The first shipments are expected early next year.

ATI and Tsingshan had been in talks for almost a year, according to ATI spokesman Dan Greenfield.

For Tsingshan, the joint venture gives it access to the United States market through ATI without needing to build a new facility in the United States, Greenfield said.

The deal would give ATI Flat Rolled Products a cost-effective way to re-enter the 60-inch-wide stainless sheet business, which it exited in 2016.

Opened in 2015, the $1.2 billion hot rolling and processing facility (HRPF) in Harrison most recently has been running at 30 percent capacity, Greenfield said. With the new agreement, it would get closer to 60 percent capacity around 2019.

About 650 people work there.

“Any better utilization of the HRPF is good for the facility and for the community,” Greenfield said. “It gives us the opportunity to best utilize that facility and continue to grow the business.”

Analyst: Profits questionable

But it's hard to say how much profit the venture will produce, especially in light of ATI's investment in what it calls its Brackenridge facility, said industry analyst John Tumazos, a Wilkinsburg native and owner and CEO of Very Independent Research in New Jersey.

“I wouldn't call it a grand slam home run,” he said. “The Brackenridge hot strip mill cost $1.2 billion to build, so the profit margin they're projecting of $20 million to $35 million from the incremental rolling at Brackenridge is not a big financial return on the assets employed. It's, like, a couple percent.

“It's not going to hurt Allegheny,” he said. “It's something. I might have dreamed for more.”

The hot rolling and processing facility is a powerful mill with extraordinary capabilities, which Tumazos said could handle more complex, and more profitable, metals.

“Those markets take a while to develop,” he said.

The joint venture will compete primarily with a Spanish-owned mill in Kentucky and a Finnish-owned mill in Alabama, Tumazos said.
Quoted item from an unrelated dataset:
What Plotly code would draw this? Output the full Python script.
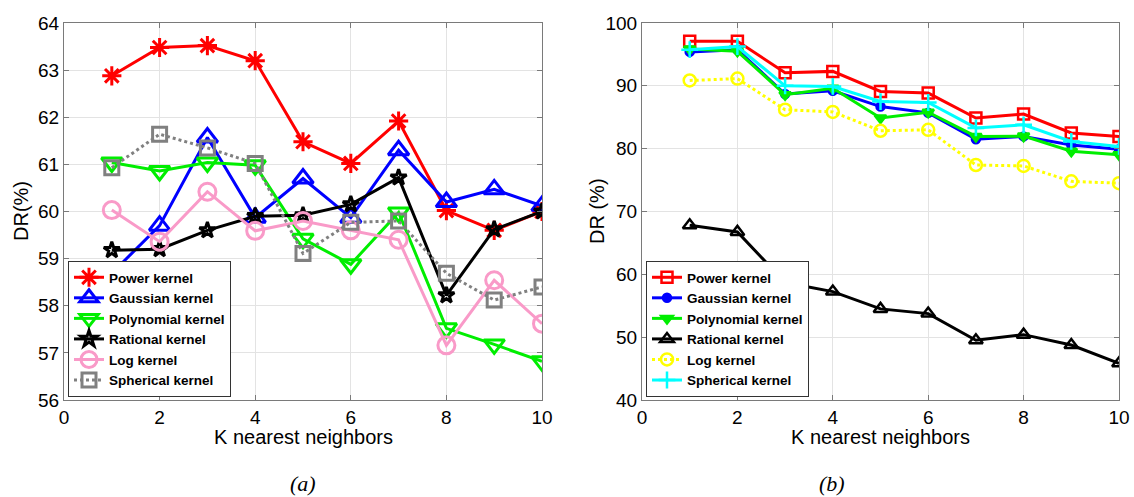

Rather than displace the two non-union players, he expects a battle for price and market share.

“Every distributor who buys stainless steel is happy that he's going to be able to buy from the Midland cold mill, via Brackenridge, via Indonesia,” Tumazos said. “I don't think this deal makes value for Allegheny as much as it destroys value for the competitors in Alabama and Kentucky.

“It will knock down the prices and give the people down South a lot of indigestion.”

From Indonesia to Harrison

Slabs will arrive at the Harrison plant by sea and rail from Tsingshan's $5 billion facility in Indonesia, Greenfield said. Here, the slabs will be hot rolled from slabs into coils.

“Every pound of stainless that comes through this agreement will run through the hot rolling and processing facility,” Greenfield said.

Coils then would be taken by rail to the finishing facility in Midland, which will be owned and operated by the joint venture, he said. The finishing line had been idled in 2016.

The United Steelworkers said it welcomes the restart of the Midland facility through the joint venture.

“We have reached an agreement with this new company regarding wages, staffing and working conditions under which the plant will operate,” said Tom Conway, USW international vice president and chair of the union's ATI bargaining committee.

“We welcome the return of a significant number of USW jobs into the Midland community and, while we would have preferred to have made the slabs to support this operation in Midland as well, we recognize the reality to the stainless markets and that progress here can be incremental,” Conway said.